The main results that have been here obtained are as follows:

- Analytical solutions are for the first time obtained for mixed boundary value problems associated with unsteady motions of UCM fluids with pressure-dependent viscosity.

- Exact expressions are established both for the dimensionless velocity fields and the adequate non-trivial shear stresses using the Laplace transform and the residue theorem.

- Similar solutions corresponding to motions of the same fluids due to an exponential shear stress on the boundary are obtained as limiting cases of the general results.

- The solutions corresponding to ordinary UCM fluids performing the same motions as well as some known results for Newtonian fluids are also obtained as limiting cases.

- Obtained solutions can be used as tests to verify numerical schemes that are developed for more complex problems or to find the required time to reach the steady state.

- Fluid velocity is a decreasing function with respect to the pressure–viscosity coefficient $\beta$ and increases for increasing values of the Weissenberg number We.

- The transient component $u_{ct}(y,t)$, in absolute value, tends to zero for increasing values of time t.
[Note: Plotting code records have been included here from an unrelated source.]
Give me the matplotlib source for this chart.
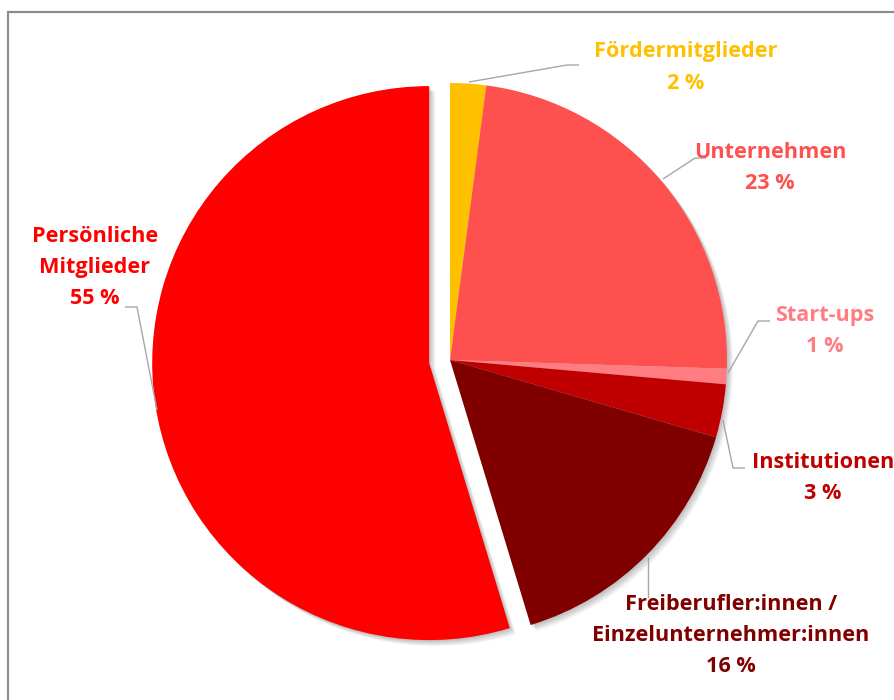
"""Mitgliederstruktur as an exploded pie chart with outside labels."""

import matplotlib

matplotlib.use("Agg")
import matplotlib.pyplot as plt
from matplotlib.patches import Rectangle

labels = ["Fördermitglieder", "Unternehmen", "Start-ups", "Institutionen",
          "Freiberufler:innen /\nEinzelunternehmer:innen", "Persönliche\nMitglieder"]
shares = [2.1, 23.4, 0.9, 3.1, 15.8, 54.7]
pct_labels = ["2 %", "23 %", "1 %", "3 %", "16 %", "55 %"]
colors = ["#FFC000", "#FF5050", "#FF7C80", "#C00000", "#800000", "#FF0000"]
text_colors = ["#FFC000", "#FF5050", "#FF7C80", "#C00000", "#800000", "#FF0000"]
explode = [0, 0, 0, 0, 0, 0.076]

W, H = 894, 700
CX, CY, R = 450, H - 360, 277


def main():
    fig = plt.figure(figsize=(W / 100, H / 100), dpi=100)
    ax = fig.add_axes([0, 0, 1, 1])
    expl = [e * R for e in explode]  # pie() takes explode in data units

    # soft drop shadow
    for k in range(1, 7):
        sh, _ = ax.pie(shares, explode=expl, radius=R, center=(CX + k, CY - k),
                       startangle=90, counterclock=False,
                       colors=["#000000"] * len(shares), frame=True)
        for w in sh:
            w.set_alpha(0.045)
            w.set_zorder(1)

    wedges, _ = ax.pie(shares, explode=expl, radius=R, center=(CX, CY),
                       startangle=90, counterclock=False, colors=colors, frame=True)
    for w in wedges:
        w.set_zorder(2)

    ax.set_xlim(0, W)
    ax.set_ylim(0, H)
    ax.set_aspect("equal")
    ax.axis("off")

    # outer frame
    fig.patches.append(Rectangle((8 / W, -0.1), 2, (H - 12) / H + 0.1,
                                 transform=fig.transFigure, fill=False,
                                 edgecolor="#8c8c8c", linewidth=1.6))

    # leader lines (pixel coords, y from top)
    leaders = [
        [(469, 82), (567, 65), (579, 65)],
        [(663, 179), (695, 158), (706, 158)],
        [(728, 373), (758, 321), (770, 321)],
        [(723, 420), (733, 468), (745, 468)],
        [(648, 557), (648, 598)],
        [(157, 410), (137, 307), (125, 307)],
    ]
    for pts in leaders:
        xs = [p[0] for p in pts]
        ys = [H - p[1] for p in pts]
        ax.plot(xs, ys, color="#a6a6a6", lw=1.0, zorder=3, solid_capstyle="butt")

    # label anchors: centre x, y of first line
    anchors = [(686, 52), (770, 152), (825, 315), (823, 462), (731, 604), (95, 236)]
    font = dict(family=["Open Sans", "DejaVu Sans"], fontweight="bold", fontsize=15.6)
    for lab, pct, col, (x, y) in zip(labels, pct_labels, text_colors, anchors):
        lines = lab.split("\n") + [pct]
        for i, line in enumerate(lines):
            ax.text(x, H - (y + 31.5 * i), line, color=col, ha="center", va="center",
                    zorder=4, **font)

    plt.savefig("out.png", dpi=100)


if __name__ == "__main__":
    main()
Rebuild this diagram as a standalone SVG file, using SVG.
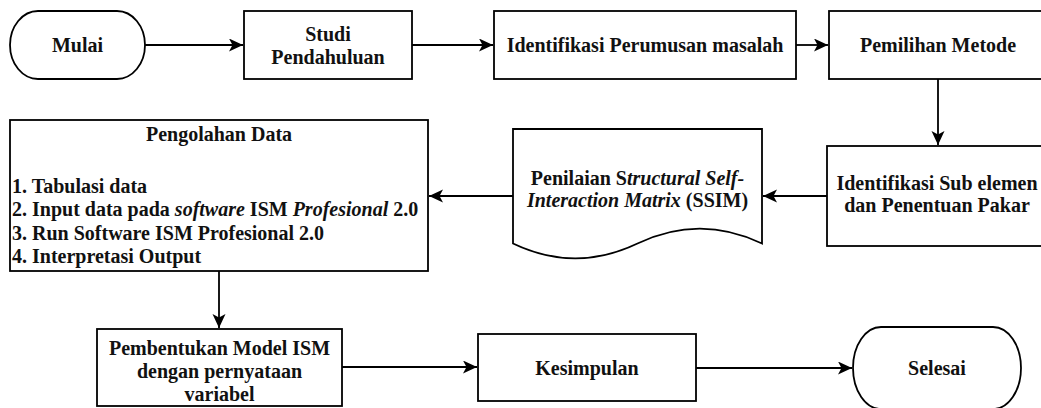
<svg xmlns="http://www.w3.org/2000/svg" width="1041" height="408" viewBox="0 0 1041 408">
<defs>
<style>
.shape{fill:#fff;stroke:#000;stroke-width:1.8}
.conn{fill:none;stroke:#000;stroke-width:1.8}
text{font-family:"Liberation Serif","Times New Roman",serif;font-size:20px;font-weight:bold;fill:#111}
.c{text-anchor:middle}
.i{font-style:italic}
</style>
<marker id="arr" markerUnits="userSpaceOnUse" markerWidth="16" markerHeight="14" refX="14" refY="6.5" orient="auto">
<path d="M0,0 L14,6.5 L0,13 L3.5,6.5 Z" fill="#000"/>
</marker>
</defs>
<rect width="1041" height="408" fill="#fff"/>
<g id="connectors">
<path class="conn" d="M145,45 H243" marker-end="url(#arr)"/>
<path class="conn" d="M412,45 H493" marker-end="url(#arr)"/>
<path class="conn" d="M796,45 H828" marker-end="url(#arr)"/>
<path class="conn" d="M938,79 V145" marker-end="url(#arr)"/>
<path class="conn" d="M827,196 H763" marker-end="url(#arr)"/>
<path class="conn" d="M513,196 H429" marker-end="url(#arr)"/>
<path class="conn" d="M219,271 V328" marker-end="url(#arr)"/>
<path class="conn" d="M342,367 H477" marker-end="url(#arr)"/>
<path class="conn" d="M696,368 H852" marker-end="url(#arr)"/>
</g>
<g id="mulai">
<rect class="shape" x="10" y="11" width="135" height="68" rx="28" ry="34"/>
<text class="c" x="77.5" y="52">Mulai</text>
</g>
<g id="studi">
<rect class="shape" x="244" y="11" width="168" height="68"/>
<text class="c" x="328" y="41">Studi</text>
<text class="c" x="328" y="64">Pendahuluan</text>
</g>
<g id="identifikasi-perumusan">
<rect class="shape" x="494" y="11" width="302" height="68"/>
<text class="c" x="645" y="52">Identifikasi Perumusan masalah</text>
</g>
<g id="pemilihan">
<rect class="shape" x="829" y="11" width="218" height="68"/>
<text class="c" x="938" y="52">Pemilihan Metode</text>
</g>
<g id="identifikasi-sub">
<rect class="shape" x="827" y="146" width="220" height="100"/>
<text class="c" x="937" y="190">Identifikasi Sub elemen</text>
<text class="c" x="937" y="212">dan Penentuan Pakar</text>
</g>
<g id="penilaian">
<path class="shape" d="M513,129 H762 V243.5 Q699.75,213.8 637.5,243.5 Q575.25,273.2 513,243.5 Z"/>
<text class="c" x="637.5" y="185">Penilaian S<tspan class="i">tructural Self-</tspan></text>
<text class="c" x="637.5" y="207"><tspan class="i">Interaction Matrix</tspan> (SSIM)</text>
</g>
<g id="pengolahan">
<rect class="shape" x="10" y="120" width="418" height="151"/>
<text class="c" x="219" y="141">Pengolahan Data</text>
<text x="12" y="193">1. Tabulasi data</text>
<text x="12" y="216">2. Input data pada <tspan class="i">software</tspan> ISM <tspan class="i">Profesional</tspan> 2.0</text>
<text x="12" y="240">3. Run Software ISM Profesional 2.0</text>
<text x="12" y="263">4. Interpretasi Output</text>
</g>
<g id="pembentukan">
<rect class="shape" x="97" y="329" width="245" height="77"/>
<text class="c" x="219.5" y="355">Pembentukan Model ISM</text>
<text class="c" x="219.5" y="378">dengan pernyataan</text>
<text class="c" x="219.5" y="401">variabel</text>
</g>
<g id="kesimpulan">
<rect class="shape" x="478" y="334" width="218" height="67"/>
<text class="c" x="587" y="375">Kesimpulan</text>
</g>
<g id="selesai">
<rect class="shape" x="853" y="327" width="168" height="82" rx="28" ry="41"/>
<text class="c" x="937" y="375">Selesai</text>
</g>
</svg>
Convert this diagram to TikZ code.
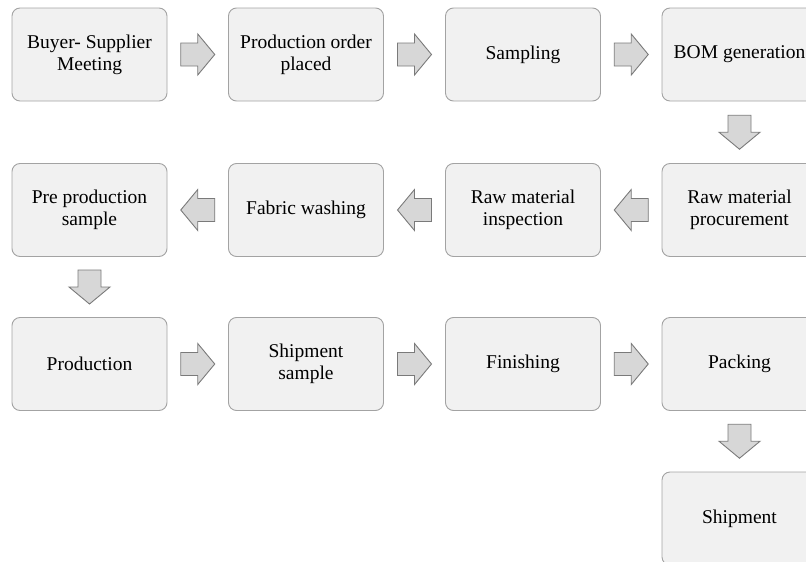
\documentclass[tikz,border=0pt]{standalone}
\usepackage{fontspec}
\setmainfont{Liberation Serif}
\usetikzlibrary{calc}

\definecolor{boxfill}{HTML}{F1F1F1}
\definecolor{boxline}{HTML}{A3A3A3}
\definecolor{arrfill}{HTML}{D7D7D7}
\definecolor{arrline}{HTML}{7A7A7A}

\tikzset{
    stage/.style={draw=boxline, fill=boxfill, rounded corners=8pt, line width=0.9pt,
        minimum width=155pt, minimum height=93pt, align=center,
        font=\fontsize{19.5}{22}\selectfont},
    blockarr/.style={draw=arrline, fill=arrfill, line width=0.9pt}
}

% block arrow half way between two stages
\newcommand{\flowarr}[3]{%
    \path ($(#1)!0.5!(#2)$) coordinate (m);
    \draw[blockarr, shift={(m)}, rotate=#3](-17,-11.5)--(0,-11.5)--(0,-20.5)--(17,0)--(0,20.5)--(0,11.5)--(-17,11.5)--cycle;
}

\begin{document}
\begin{tikzpicture}[x=1pt, y=-1pt]
    \useasboundingbox (0,0) rectangle (806,562);
    \clip (0,0) rectangle (806,562);

    \node[stage] (meet) at (89.5,54.5) {Buyer- Supplier\\Meeting};
    \node[stage] (order) at (306,54.5) {Production order\\placed};
    \node[stage] (samp) at (523,54.5) {Sampling};
    \node[stage] (bom) at (739.5,54.5) {BOM generation};

    \node[stage] (pre) at (89.5,210) {Pre production\\sample};
    \node[stage] (wash) at (306,210) {Fabric washing};
    \node[stage] (insp) at (523,210) {Raw material\\inspection};
    \node[stage] (proc) at (739.5,210) {Raw material\\procurement};

    \node[stage] (prod) at (89.5,364) {Production};
    \node[stage] (shsamp) at (306,364) {Shipment\\sample};
    \node[stage] (fin) at (523,364) {Finishing};
    \node[stage] (pack) at (739.5,364) {Packing};

    \node[stage] (ship) at (739.5,518.5) {Shipment};

    \flowarr{meet}{order}{0}
    \flowarr{order}{samp}{0}
    \flowarr{samp}{bom}{0}
    \flowarr{bom}{proc}{-90}
    \flowarr{proc}{insp}{180}
    \flowarr{insp}{wash}{180}
    \flowarr{wash}{pre}{180}
    \flowarr{pre}{prod}{-90}
    \flowarr{prod}{shsamp}{0}
    \flowarr{shsamp}{fin}{0}
    \flowarr{fin}{pack}{0}
    \flowarr{pack}{ship}{-90}
\end{tikzpicture}
\end{document}
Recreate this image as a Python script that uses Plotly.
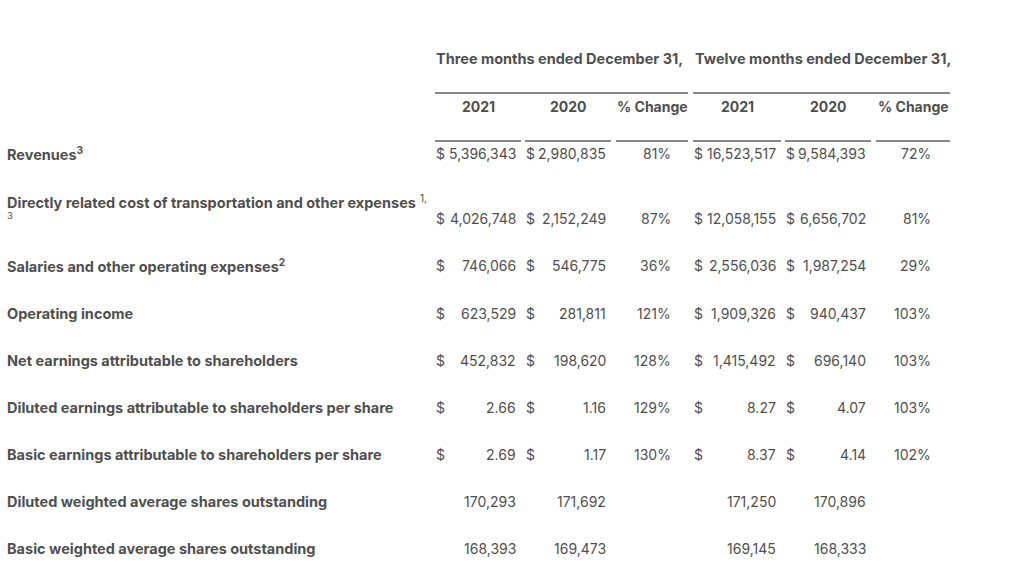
import plotly.graph_objects as go

# ---------------- data ----------------
group_headers = ["Three months ended December 31,", "Twelve months ended December 31,"]
col_headers = ["2021", "2020", "% Change", "2021", "2020", "% Change"]

row_labels = [
    "Revenues",
    "Directly related cost of transportation and other expenses",
    "Salaries and other operating expenses",
    "Operating income",
    "Net earnings attributable to shareholders",
    "Diluted earnings attributable to shareholders per share",
    "Basic earnings attributable to shareholders per share",
    "Diluted weighted average shares outstanding",
    "Basic weighted average shares outstanding",
]
label_notes = ["3", "1,", "2", "", "", "", "", "", ""]
label_notes_wrapped = ["", "3", "", "", "", "", "", "", ""]
value_kind = ["money", "money", "money", "money", "money", "eps", "eps", "shares", "shares"]

q4_2021 = [5396343, 4026748, 746066, 623529, 452832, 2.66, 2.69, 170293, 168393]
q4_2020 = [2980835, 2152249, 546775, 281811, 198620, 1.16, 1.17, 171692, 169473]
q4_change = [81, 87, 36, 121, 128, 129, 130, None, None]
fy_2021 = [16523517, 12058155, 2556036, 1909326, 1415492, 8.27, 8.37, 171250, 169145]
fy_2020 = [9584393, 6656702, 1987254, 940437, 696140, 4.07, 4.14, 170896, 168333]
fy_change = [72, 81, 29, 103, 103, 103, 102, None, None]

# ---------------- layout constants ----------------
W, H = 1009, 571
FONT = "Inter"
COLOR = "#4f4f4f"
FS_LABEL = 14.5
FS_HEAD = 14.5
FS_COLHEAD = 14
FS_VAL = 14

col_left = [435, 525, 616, 693, 785, 876]
col_right = [521, 611, 688, 781, 871, 950]
val_right = [517, 607, 672, 777, 867, 932]
group_span = [(435, 688), (693, 950)]
group_text_x = [435, 694]
row_y = [153, 218, 265, 313, 360, 407, 454, 501, 548]
label_y = [153, 201, 265, 313, 360, 407, 454, 501, 548]
LABEL_X = 6
HEADER_Y = 58
COLHEAD_Y = 106
LINE1_Y = 93
LINE2_Y = 141

fig = go.Figure()
fig.add_trace(go.Scatter(x=[0], y=[0], mode="markers", marker=dict(opacity=0), hoverinfo="skip", showlegend=False))

ann = []
def add(x, y, text, anchor="left", size=FS_VAL):
    ann.append(dict(x=x, y=y, xref="x", yref="y", text=text, showarrow=False,
                    xanchor=anchor, yanchor="middle",
                    font=dict(family=FONT, size=size, color=COLOR), borderpad=0))

for gx, gt in zip(group_text_x, group_headers):
    add(gx, HEADER_Y, f"<b>{gt}</b>", "left", FS_HEAD)

for i, ch in enumerate(col_headers):
    add((col_left[i] + col_right[i]) / 2, COLHEAD_Y, f"<b>{ch}</b>", "center", FS_COLHEAD)

shapes = []
for a, b in group_span:
    shapes.append(dict(type="line", xref="x", yref="y", x0=a, x1=b, y0=LINE1_Y, y1=LINE1_Y,
                       line=dict(color="#111111", width=1)))
for a, b in zip(col_left, col_right):
    shapes.append(dict(type="line", xref="x", yref="y", x0=a, x1=b, y0=LINE2_Y, y1=LINE2_Y,
                       line=dict(color="#111111", width=1)))

def fmt(v, kind):
    if kind == "eps":
        return f"{v:.2f}"
    return f"{int(v):,}"

for i, lab in enumerate(row_labels):
    note = label_notes[i]
    if note.endswith(","):
        txt = f"<b>{lab}</b> <sup>{note}</sup>"
    elif note:
        txt = f"<b>{lab}<sup>{note}</sup></b>"
    else:
        txt = f"<b>{lab}</b>"
    add(LABEL_X, label_y[i], txt, "left", FS_LABEL)
    if label_notes_wrapped[i]:
        add(LABEL_X, label_y[i] + 14, label_notes_wrapped[i], "left", 9.5)

columns = [q4_2021, q4_2020, q4_change, fy_2021, fy_2020, fy_change]
for c, vals in enumerate(columns):
    for i, v in enumerate(vals):
        if v is None:
            continue
        kind = value_kind[i]
        if c in (2, 5):
            add(val_right[c], row_y[i], f"{int(v)}%", "right")
        else:
            add(val_right[c], row_y[i], fmt(v, kind), "right")
            if kind in ("money", "eps"):
                add(col_left[c], row_y[i], "$", "left")

fig.update_layout(
    width=W, height=H,
    margin=dict(l=0, r=0, t=0, b=0),
    paper_bgcolor="white", plot_bgcolor="white",
    xaxis=dict(range=[0, W], visible=False, fixedrange=True),
    yaxis=dict(range=[H, 0], visible=False, fixedrange=True),
    annotations=ann, shapes=shapes, showlegend=False,
)
fig.write_html("out.html", config={"displayModeBar": False},
               post_script="document.body.style.margin='0';document.body.style.overflow='hidden';")
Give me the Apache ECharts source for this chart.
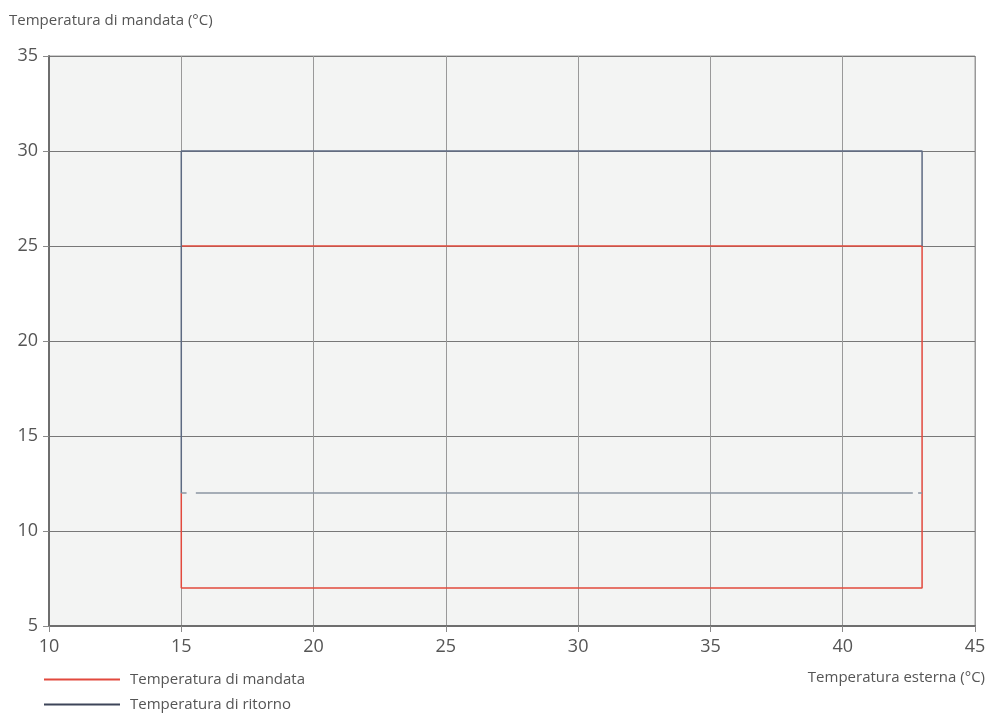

The required dimensionless time to reach the steady state is about 6 (six).

- Steady shear stress for the motion due to an exponential shear on the boundary is constant on entire flow domain, although the velocity depends on the spatial variable y.

- The frictional force ${\tau }_c(1,t)$ per unit area exerted by the fluid on the upper plate, in absolute value, tends to zero for increasing values of the Weissenberg number We.

- The present results could be extended to unsteady motions of the incompressible UCM fluids through porous media Fusi [49], Ullah et al. [50], and Fetecau et al. [51].